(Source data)
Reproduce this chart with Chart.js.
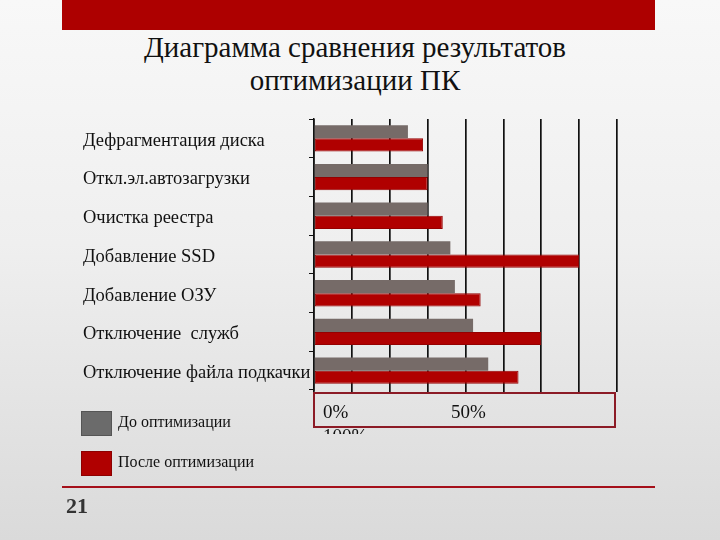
<!DOCTYPE html>
<html>
<head>
<meta charset="utf-8">
<script src="https://cdn.jsdelivr.net/npm/chart.js@4"></script>
<style>
  html, body { margin: 0; padding: 0; }
  body {
    width: 720px; height: 540px; position: relative; overflow: hidden;
    background: linear-gradient(180deg, #f8f8f8 0%, #efefef 45%, #dadada 100%);
    font-family: "Liberation Serif", "DejaVu Serif", serif;
  }
  #topbar { position: absolute; left: 62px; top: 0; width: 593px; height: 30px; background: #ad0000; }
  #title {
    position: absolute; left: 0; top: 31px; width: 710px; text-align: center;
    font-size: 29px; line-height: 33px; color: #111;
  }
  #chart { position: absolute; left: 0; top: 0; }
  #axisClip { position: absolute; left: 313px; top: 392px; width: 305px; height: 42px; overflow: hidden; }
  #axisBox {
    position: absolute; left: 0; top: 0; width: 299px; height: 32px;
    border: 2px solid #8c1b26; font-size: 19px; color: #111;
  }
  #axisBox span { position: absolute; top: 7px; }
  #legend { position: absolute; left: 81px; top: 411px; }
  .lg { position: relative; height: 40px; }
  .lg i { position: absolute; left: 0; top: 0; width: 29px; height: 23px; border: 1px solid rgba(0,0,0,0.2); }
  .lg span { position: absolute; left: 37px; top: 2px; font-size: 16px; color: #111; white-space: nowrap; }
  #bottomline { position: absolute; left: 62px; top: 486px; width: 593px; height: 2px; background: #a5101a; }
  #pageno { position: absolute; left: 66px; top: 493px; font-size: 22px; font-weight: bold; color: #333; }
</style>
</head>
<body>
<div id="topbar"></div>
<div id="title">Диаграмма сравнения результатов<br>оптимизации ПК</div>
<canvas id="chart" width="720" height="540"></canvas>
<div id="axisClip"><div id="axisBox"></div></div>
<div id="legend"></div>
<div id="bottomline"></div>
<div id="pageno">21</div>
<script>
const categories = [
  "Дефрагментация диска",
  "Откл.эл.автозагрузки",
  "Очистка реестра",
  "Добавление SSD",
  "Добавление ОЗУ",
  "Отключение  служб",
  "Отключение файла подкачки"
];
const seriesNames = ["До оптимизации", "После оптимизации"];
const beforeValues = [31, 37.5, 37.5, 45, 46.5, 52.5, 57.5];
const afterValues = [36, 37.5, 42.5, 87.5, 55, 75, 67.5];
const seriesColors = ["#766b68", "#b00000"];
const axisLabels = ["0%", "50%", "100%"];

/* axis text box under the plot */
const axisBox = document.getElementById("axisBox");
const axisPos = [[8, 7], [136, 7], [8, 31]];
axisLabels.forEach((t, i) => {
  const s = document.createElement("span");
  s.textContent = t;
  s.style.left = axisPos[i][0] + "px";
  s.style.top = axisPos[i][1] + "px";
  axisBox.appendChild(s);
});

/* legend */
const legend = document.getElementById("legend");
seriesNames.forEach((name, i) => {
  const row = document.createElement("div");
  row.className = "lg";
  row.innerHTML = '<i style="background:' + (i === 0 ? "#6b6b6b" : seriesColors[1]) + '"></i><span></span>';
  row.querySelector("span").textContent = name;
  legend.appendChild(row);
});

new Chart(document.getElementById("chart"), {
  type: "bar",
  data: {
    labels: categories,
    datasets: [
      {
        label: seriesNames[0],
        data: beforeValues,
        backgroundColor: seriesColors[0],
        borderWidth: 0,
        categoryPercentage: 0.68,
        barPercentage: 1.0,
      },
      {
        label: seriesNames[1],
        data: afterValues,
        backgroundColor: seriesColors[1],
        borderColor: "#950000",
        borderWidth: 1,
        borderSkipped: false,
        categoryPercentage: 0.68,
        barPercentage: 1.0,
      },
    ],
  },
  options: {
    indexAxis: "y",
    responsive: false,
    animation: false,
    layout: { padding: { left: 83, top: 119, right: 103, bottom: 148 } },
    plugins: { legend: { display: false }, tooltip: { enabled: false } },
    scales: {
      x: {
        min: 0,
        max: 100,
        grid: { color: "#111", lineWidth: 1.7, drawTicks: true, tickLength: 2 },
        border: { display: false },
        ticks: { display: false, stepSize: 12.5 },
      },
      y: {
        afterFit: (scale) => { scale.width = 231; },
        grid: { drawOnChartArea: false, color: "#111", lineWidth: 1, tickLength: 5 },
        border: { display: true, color: "#111", width: 1.5 },
        ticks: {
          crossAlign: "far",
          color: "#111",
          labelOffset: 2.5,
          font: { family: "Liberation Serif", size: 18.5 },
        },
      },
    },
  },
});
</script>
</body>
</html>
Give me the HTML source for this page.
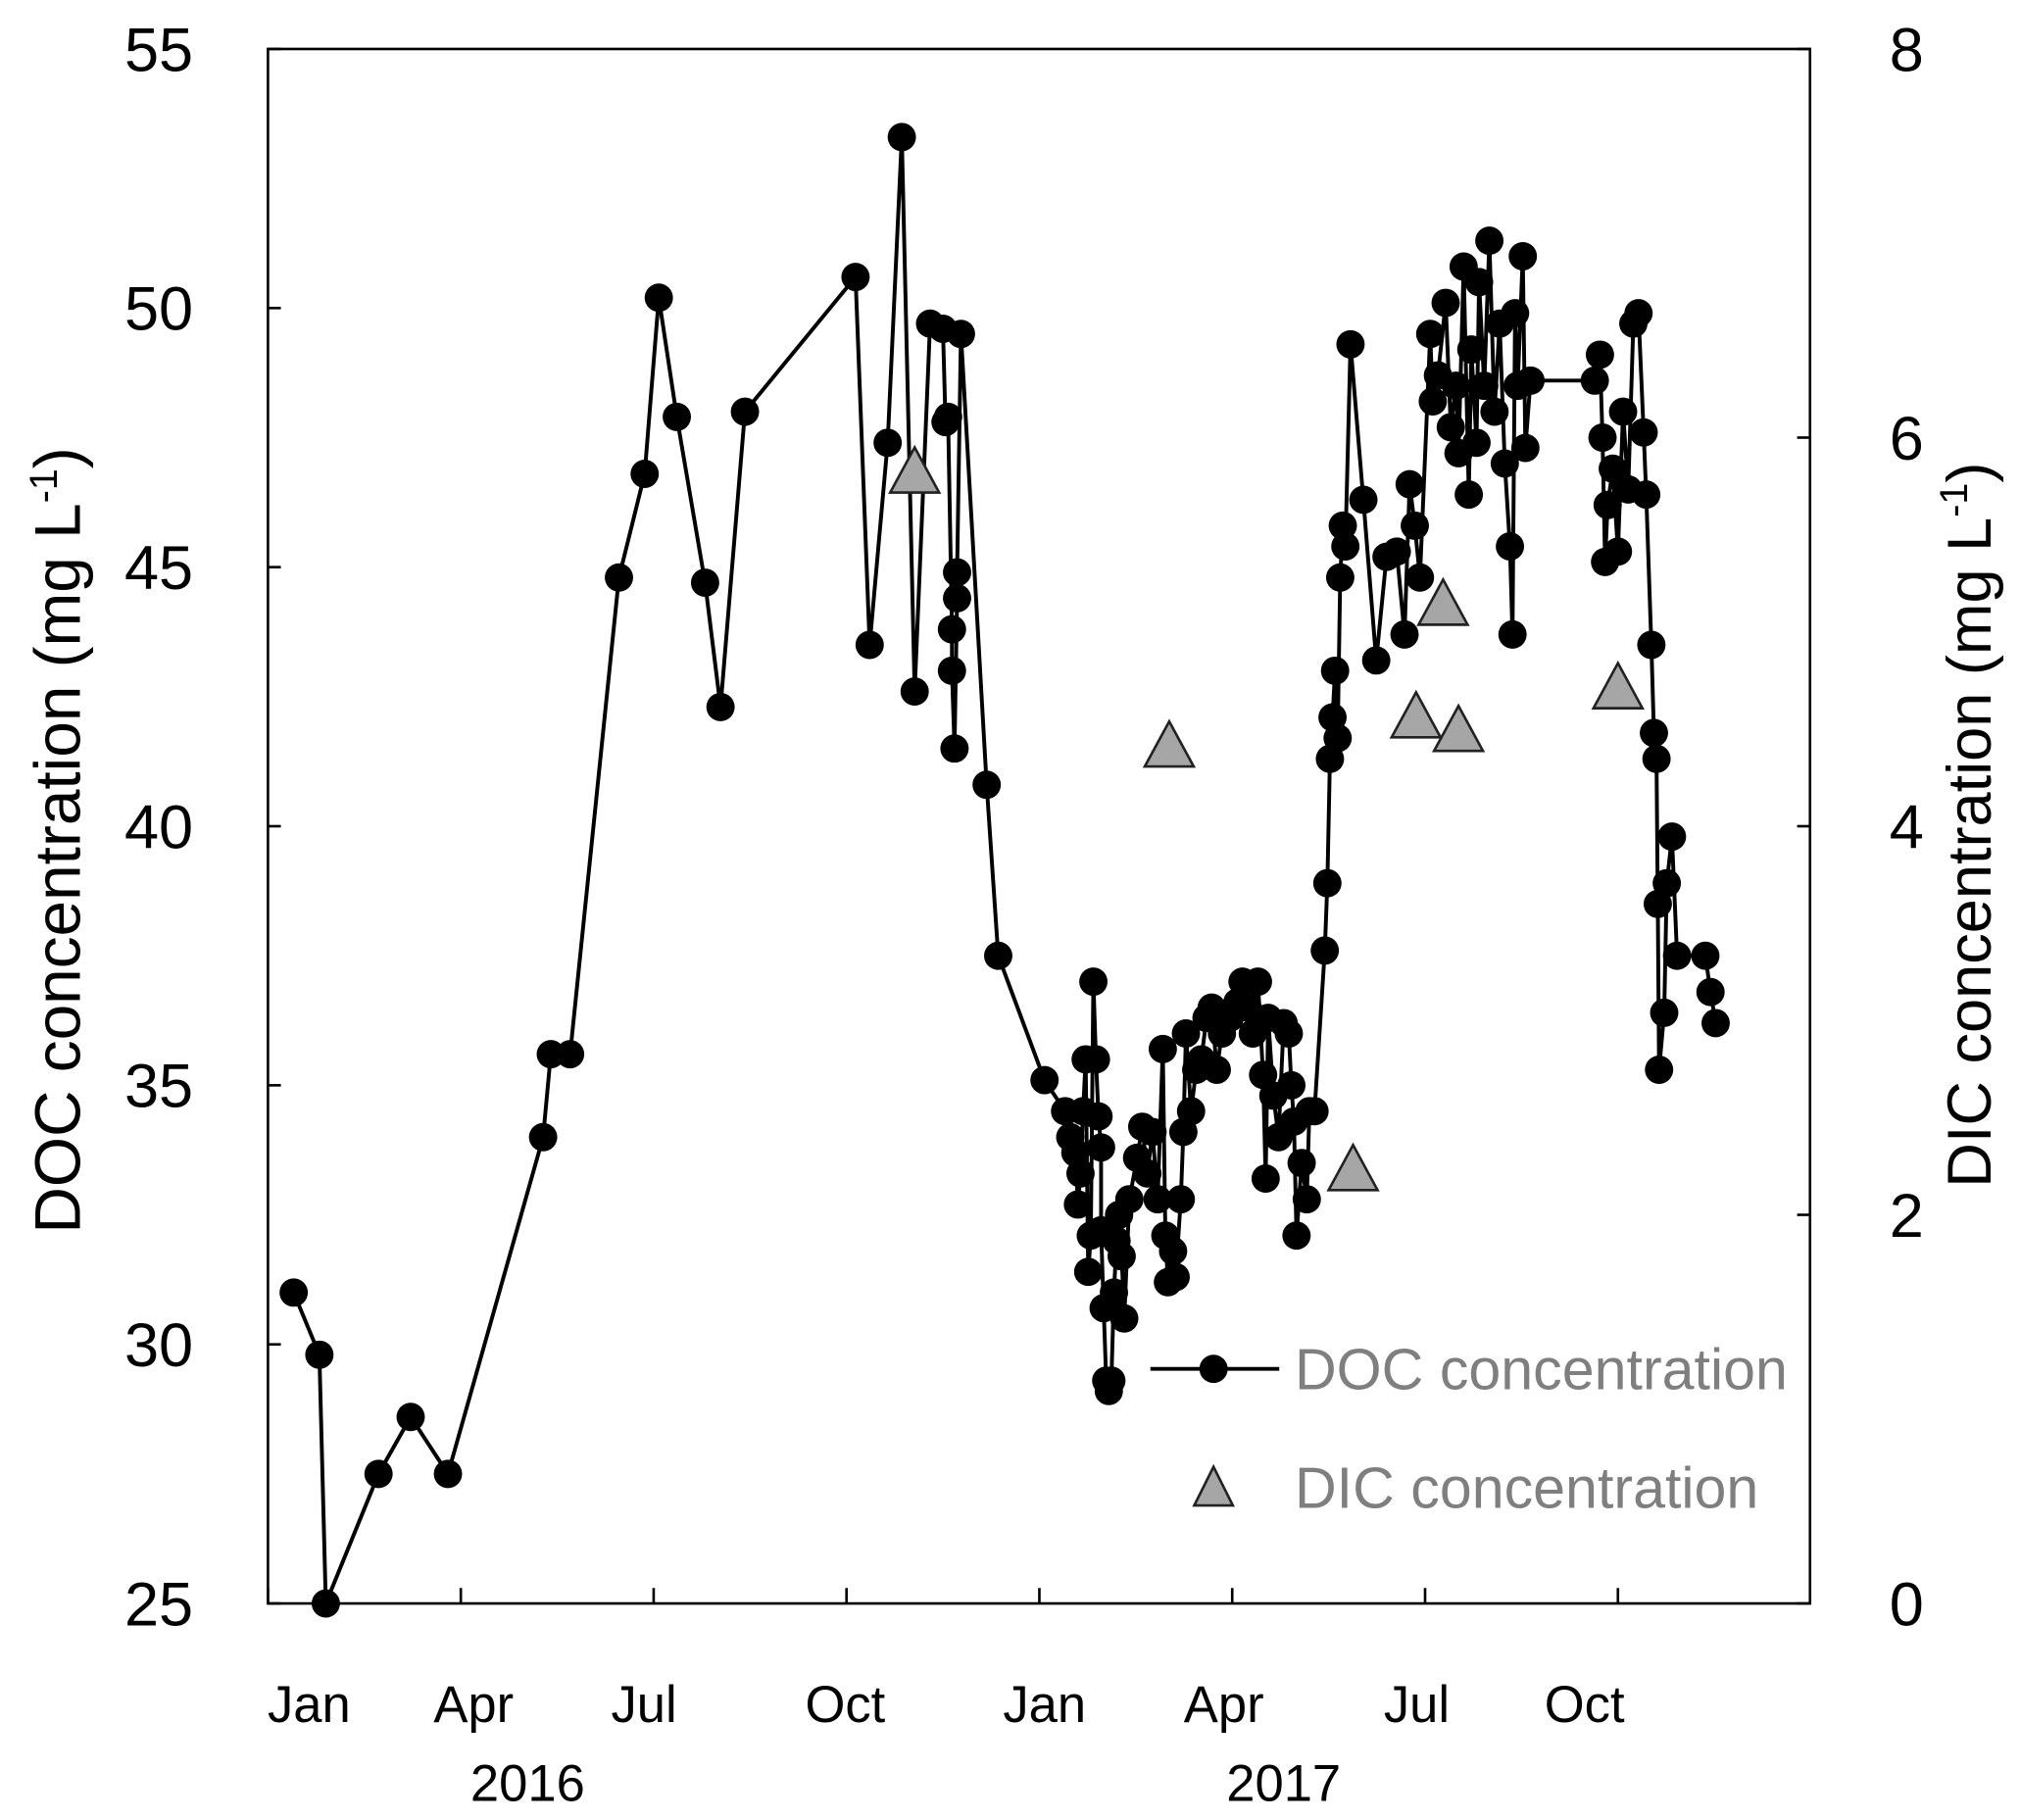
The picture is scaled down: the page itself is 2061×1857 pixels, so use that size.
<!DOCTYPE html>
<html><head><meta charset="utf-8"><style>
html,body{margin:0;padding:0;background:#fff}
svg{display:block}
text{font-family:"Liberation Sans",sans-serif}
</style></head><body>
<svg id="chart" width="2061" height="1857" viewBox="0 0 1568 1412" preserveAspectRatio="none" xmlns="http://www.w3.org/2000/svg">
<rect x="0" y="0" width="1568" height="1412" fill="#fff"/>
<g id="axes"></g>
<g id="series"></g>
<g id="legend">
  <line x1="893" y1="1062" x2="993" y2="1062" stroke="#000" stroke-width="3"/>
  <circle cx="942" cy="1062" r="11" fill="#000"/>
  <text x="1005" y="1078" font-size="45" fill="#7f7f7f">DOC concentration</text>
  <polygon points="942,1138 927,1168 957,1168" fill="#a6a6a6" stroke="#222" stroke-width="2"/>
  <text x="1005" y="1170" font-size="45" fill="#7f7f7f">DIC concentration</text>
</g>
</svg>
<script>
const docMonths=[0.4,0.8,0.9,1.72,2.22,2.8,4.28,4.4,4.7,5.46,5.86,6.08,6.36,6.8,7.04,7.42,9.14,9.36,9.64,9.86,10.06,10.3,10.5,10.54,10.58,10.64,10.64,10.68,10.72,10.72,10.78,11.18,11.36,12.08,
12.4,12.48,12.56,12.6,12.64,12.68,12.72,12.76,12.8,12.84,12.88,12.92,12.96,12.96,13.0,13.04,13.08,13.12,13.16,13.2,13.24,13.28,13.32,13.4,13.52,13.6,13.68,13.76,13.84,13.92,13.96,14.0,14.08,14.12,14.2,14.24,14.28,14.36,14.44,14.52,14.6,14.68,14.76,14.84,14.96,15.08,15.16,15.24,15.32,15.4,15.48,15.52,15.56,15.64,15.72,15.8,15.88,15.92,15.96,16.0,16.08,16.16,16.2,16.28,
16.44,16.48,16.52,16.56,16.6,16.64,16.68,16.72,16.76,16.84,17.04,17.24,17.4,17.56,17.68,17.76,17.84,17.92,18.08,18.12,18.2,18.32,18.4,18.48,18.52,18.6,18.68,18.72,18.8,18.84,18.92,19.0,19.08,19.16,19.24,19.32,19.36,19.4,19.44,19.52,19.56,19.64,
20.64,20.72,20.76,20.8,20.84,20.92,21.0,21.08,21.16,21.24,21.32,21.4,21.44,21.52,21.56,21.6,21.62,21.64,21.72,21.76,21.84,21.92,22.36,22.44,22.52];
const docValues=[31.0,29.8,25.0,27.5,28.6,27.5,34.0,35.6,35.6,44.8,46.8,50.2,47.9,44.7,42.3,48.0,50.6,43.5,47.4,53.3,42.6,49.7,49.6,47.8,47.9,43.8,43.0,41.5,44.4,44.9,49.5,40.8,37.5,35.1,
34.5,34.0,33.7,32.7,33.3,34.5,35.5,31.4,32.1,37.0,35.5,34.4,33.8,32.2,30.7,29.3,29.1,29.3,31.0,32.0,32.5,31.7,30.5,32.8,33.6,34.2,33.3,34.1,32.8,35.7,32.1,31.2,31.8,31.3,32.8,34.1,36.0,34.5,35.3,35.5,36.3,36.5,35.3,36.0,36.3,36.6,37.0,36.5,36.0,37.0,35.2,33.2,36.3,34.8,34.0,36.2,36.0,35.0,34.3,32.1,33.5,32.8,34.5,34.5,
37.6,38.9,41.3,42.1,43.0,41.7,44.8,45.8,45.4,49.3,46.3,43.2,45.2,45.3,43.7,46.6,45.8,44.8,49.5,48.2,48.7,50.1,47.7,48.5,47.2,50.8,46.4,49.2,47.4,50.5,48.5,51.3,48.0,49.7,47.0,45.4,43.7,49.9,48.5,51.0,47.3,48.6,
48.6,49.1,47.5,45.1,46.2,46.9,45.3,48.0,46.5,49.7,49.9,47.6,46.4,43.5,41.8,41.3,38.5,35.3,36.4,38.9,39.8,37.5,37.5,36.8,36.2];
const dicMonths=[10.06,14.02,16.88,17.86,18.28,18.52,21.0];
const dicValues=[5.83,4.42,2.24,4.57,5.15,4.5,4.72];
const leftTicks=[25,30,35,40,45,50,55];
const rightTicks=[0,2,4,6,8];
const monthTicks=[0,3,6,9,12,15,18,21];
const labelMonths=[0.64,3.2,5.85,8.98,12.08,14.87,17.87,20.48];
const monthLabels=["Jan","Apr","Jul","Oct","Jan","Apr","Jul","Oct"];
const yearMonths=[4.04,15.8];
const yearLabels=["2016","2017"];

const L=208,R=1405,T=38,B=1244;
const xS=m=>L+m*49.9;
const yL=v=>B-(v-25)/30*(B-T);
const yR=v=>B-v/8*(B-T);
const NS="http://www.w3.org/2000/svg";
function mk(tag,attrs,parent,txt){const e=document.createElementNS(NS,tag);for(const k in attrs)e.setAttribute(k,attrs[k]);if(txt!==undefined)e.textContent=txt;parent.appendChild(e);return e;}
const ax=document.getElementById('axes'), se=document.getElementById('series');
const frame=mk('rect',{x:L,y:T,width:R-L,height:B-T,fill:'none',stroke:'#000','stroke-width':2},ax);


leftTicks.forEach(v=>{
  mk('line',{x1:L,x2:L+10,y1:yL(v),y2:yL(v),stroke:'#000','stroke-width':2},ax);
  const t=mk('text',{x:150,y:yL(v)+17,'font-size':48,'text-anchor':'end'},ax,String(v));
  
  
});
rightTicks.forEach(v=>{
  mk('line',{x1:R-10,x2:R,y1:yR(v),y2:yR(v),stroke:'#000','stroke-width':2},ax);
  const t=mk('text',{x:1480,y:yR(v)+17,'font-size':48,'text-anchor':'middle'},ax,String(v));
  
  
});
monthTicks.forEach((m,i)=>{
  mk('line',{x1:xS(m),x2:xS(m),y1:B-12,y2:B,stroke:'#000','stroke-width':2},ax);
});
labelMonths.forEach((m,i)=>{
  const t=mk('text',{x:xS(m),y:1336,'font-size':40,'text-anchor':'middle'},ax,monthLabels[i]);
  
  
});
yearMonths.forEach((m,i)=>{
  const t=mk('text',{x:xS(m),y:1397,'font-size':40,'text-anchor':'middle'},ax,yearLabels[i]);
  
  
});
const yt=mk('text',{x:0,y:0,'font-size':50,'text-anchor':'middle',transform:'translate(62,652) rotate(-90)'},ax,'');


yt.innerHTML='DOC concentration (mg L<tspan dy="-18" font-size="30">-1</tspan><tspan dy="18">)</tspan>';
const yt2=mk('text',{x:0,y:0,'font-size':48,'text-anchor':'middle',transform:'translate(1545,640) rotate(-90)'},ax,'');


yt2.innerHTML='DIC concentration (mg L<tspan dy="-18" font-size="30">-1</tspan><tspan dy="18">)</tspan>';

const line=mk('polyline',{points:docMonths.map((m,i)=>xS(m)+','+yL(docValues[i])).join(' '),fill:'none',stroke:'#000','stroke-width':3},se);


docMonths.forEach((m,i)=>{
  const c=mk('circle',{cx:xS(m),cy:yL(docValues[i]),r:11,fill:'#000'},se);
  
  
});
dicMonths.forEach((m,i)=>{
  const x=xS(m),y=yR(dicValues[i]);
  const p=mk('polygon',{points:`${x},${y-18} ${x-19},${y+17} ${x+19},${y+17}`,fill:'#a6a6a6',stroke:'#222','stroke-width':2},se);
  
  
});
</script>
</body></html>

## Problem description
In the entries above, find each line with the word "this" and copy it.

## The completed task
Reproduce this chart with Chart.js.
Give me the HTML source for this page.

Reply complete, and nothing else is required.